Zellweger has sung in films before, most memorably as Roxie Hart in the 2002 adaptation of “Chicago.” But she says she was scared when Goold requested that she belt out Garland’s classics on set instead of in a studio prior to filming.
“There was a little bit of freedom in knowing that there were nights where there were some misses and compromise and inability to access her full instrument,” Zellweger acknowledges, referring to the decline in Garland’s vocal abilities at that point in her career. “So having that in the back of my mind was very liberating. I could just be. It also probably brought a little bit of truth to the experience, because from my understanding, she was afraid that she would not perform at the level to which people had expected from her and she experienced stage fright. So the mix made it very real and true.”
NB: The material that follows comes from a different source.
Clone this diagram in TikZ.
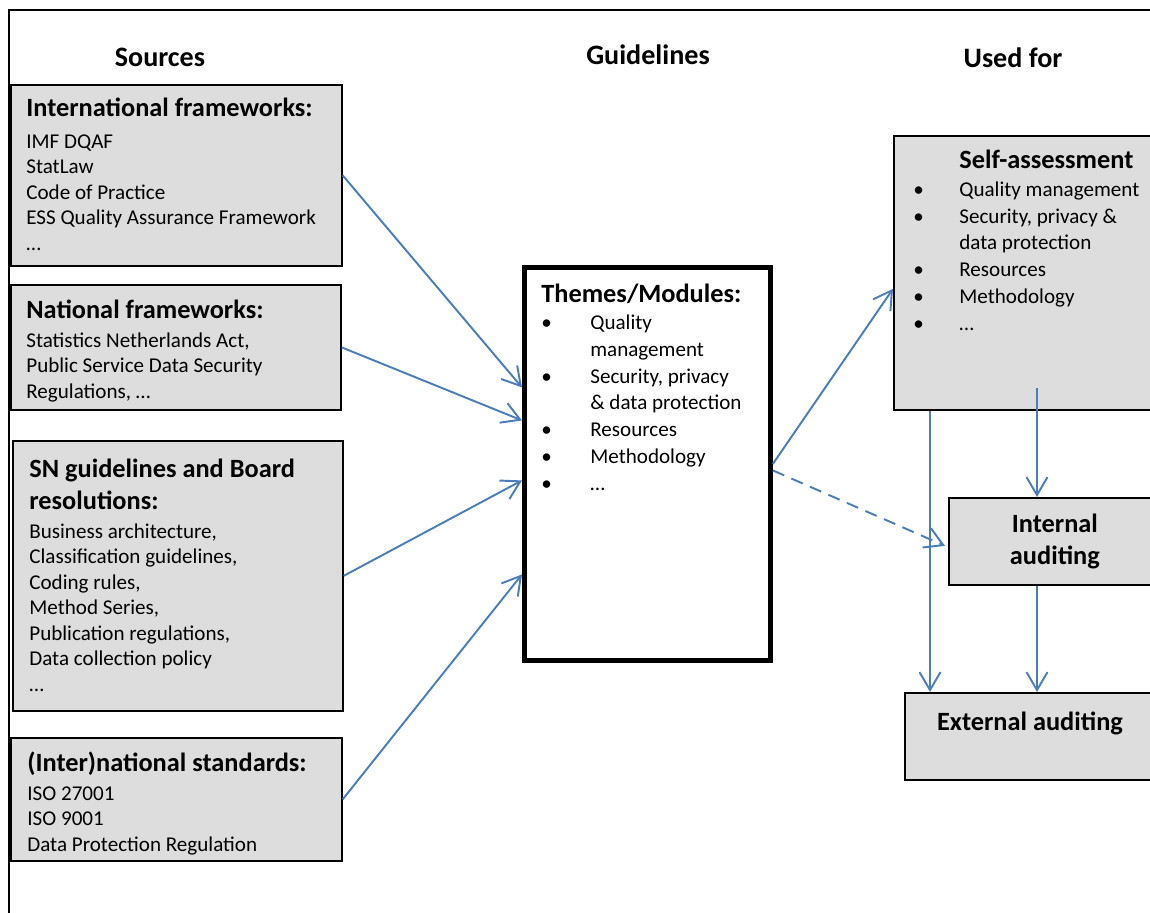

While “Judy” focuses primarily on Garland’s final year, the movie does include flashbacks to her youth, beginning in 1939, when she’s a 16-year-old overworked child actor (played by Darci Shaw). Unlike in the play, Edge says he wanted to include a glimpse of Garland’s adolescence in the film to give the audience a sense of everything the performer overcame in her life. Louis B. Mayer, the MGM studio head who employed Garland, referred to her as his “little hunchback,” and the actress revealed later in her life that he touched her inappropriately.
“Judy, in typical fashion, used to be very quippy about it — she’d say Louis B. Mayer would talk to her about how she sang from the heart and tap her chest to indicate where her heart lay,” Goold explains. “So she said, ‘I’m glad I sang from my heart and not some other part of my body.’
“I think she certainly felt like the way that she was treated in those studio days was at least partly responsible for the things she struggled with later in life,” he adds. “The pity of it is that this terrifically funny and talented and charismatic kid ended up on the other side of that system carrying so much damage. Yet at the same time, she endured and found her way back to her audience.”